11 July 2018

Nigeria: Why We're Disbursing Abacha's Loot to Lift People Out of Poverty - Buhari

Photo: Vanguard
Abacha's loot.

Abuja — President Muhammadu Buhari says the federal government signed the Memorandum of Understanding, MoU, with the World bank and Switzerland to lift people out of poverty.

President Buhari made this known at the inception meeting of the Mantra project on asset recovery and development in Nigeria by Africa Network for Environment and Economic Justice, ANEEJ in collaboration with World bank and Switzerland government.

The President, who was represented at the occasion by his Special Adviser on Justice sector reform, Barr. Juliet Ibekaku-Nwagwu said the choice of investing the recovered loots in the Social Investment programme as captured in the MoU was taken to address the problem of extreme poverty and create social equality among Nigerians.

The president said the administration is committed in partnering with both local and internal partners to ensure transparency and accountability in the management of the recovered loots.

"We are determined to ensure all returned assets back to Nigeria are well utilized.

"When it is returned we want Nigerians to know where this money is being invested in and that is why we signed the memorandum for understanding on the management of the returned assets from Switzerland. The $322million that was returned to Nigeria, we invited Civil Society Organisations to be part of the negotiation. After the negotiation by Nigeria with World bank and Switzerland, we signed that memorandum to make sure that everybody can monitor the use of the funds.

"The use of the funds to be applied to Social Investments, particularly to targeted cash transfer is to lift people out of poverty. We know people who are today in this country that wake up in the morning and don't even know where to get their meal from. I'm sure you've experienced people within your communities so this whole project is to address that problem to create social equality, to provide opportunity.

"There are several countries in Africa where this project has been implemented and it has worked perfectly well, so we are using international standards developed by the World bank. The idea is if we can lift one person out of a household out of poverty, it will inevitably affect the entire family.

"A woman was being paid five thousand naira consistently over time when this program started in 2016, the money she has been able to use it to buy cassava, she's able to process cassava, she's now selling garri. What it means is that every day she's sure that her family will have something to eat and so we want that to happen to several millions of Nigerians, who are living below poverty line today."

Recall that the federal government's Social Investment programme started in 2016 with the federal government budget. In 2016, the federal government budgeted 500 billion naira to support the social investment schemes across the country.

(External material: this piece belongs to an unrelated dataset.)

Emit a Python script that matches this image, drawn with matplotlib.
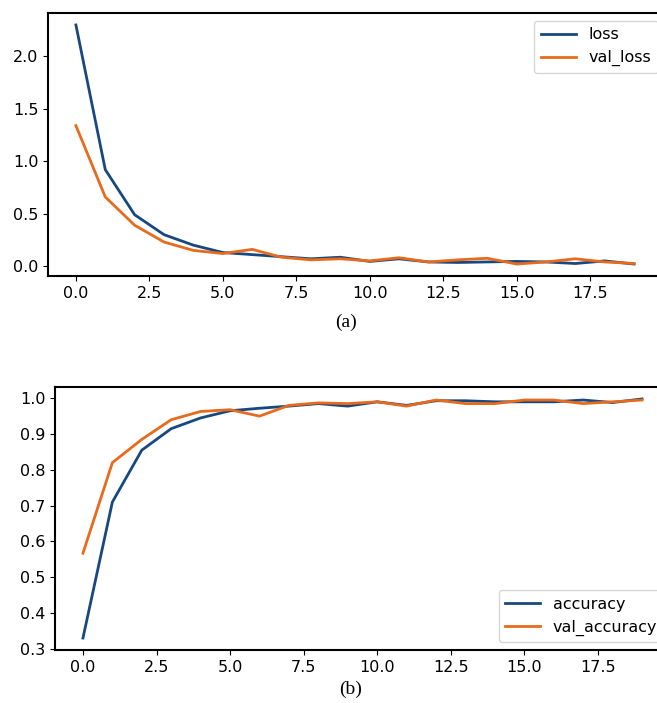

It started with the Northeast due to the problem with the zone, where many people were displaced and so many people could not even go to their farms.

According to the AGF, all the 36 states of the federation today have signed onto the social investment program.

The program is expected to be launched this July which will see the disbursement of the $322 million Abacha's loot from Switzerland.

However, she said the government is currently working on deployment of the social electronic platform that would help government and the public monitor the disbursement process.

Earlier in his address, the Chairman, Board of Directors of Africa Network for Environment and Economic Justice, ANEEJ, Prof. Ben Aigbokhan said the MANTRA Project is a culmination of their commitment to the process of effective recovery and management of looted assets in Nigeria for over 20 years.

To advance the anti-corruption course, he said the organisation has engaged in advocacy, launched campaigns, attended conferences and meetings, contributed to processes of policy formulation and other activities with the objective of ensuring that assets looted from this country are returned and utilised for the benefit of the citizens of this country who continue to suffer as victims of corruption.

"The perspective of the Africa Network for Environment and Economic Justice, ANEEJ, the official commencement of this project can be viewed from two perspectives: the first being specific to the organisation and the other being broader.

"Our focus has also been to ensure that those who engage in the range of corrupt activities that enables the looting of our collective resources are held to account. This is the essential element of our "Corruption Must Not Pay" Campaign that will be pursued as part of this Project.

"The MANTRA Project provides us a unique platform to strengthen our work in this area beginning with the independent monitoring of the use of the 322.5 million dollars Abacha loot for the cash transfer programme of the Federal Government.

"At a broader level, the Project goes beyond just the monitoring of this loot to the more sustainable objective of establishing a regime for the transparent and accountable return and utilisation of looted assets in Nigeria from both external and domestic sources. We must all share the understanding that the continuing debate in the country about the use of the Abacha loot and other domestic and international recoveries will never be resolved fully if there is no established framework to deal with these cases.

"We will continue our work in advocating for the passage of the Proceeds of Crime Bill and other complementary legislative and institutional frameworks that will enhance the overall asset recovery and management regime in the country."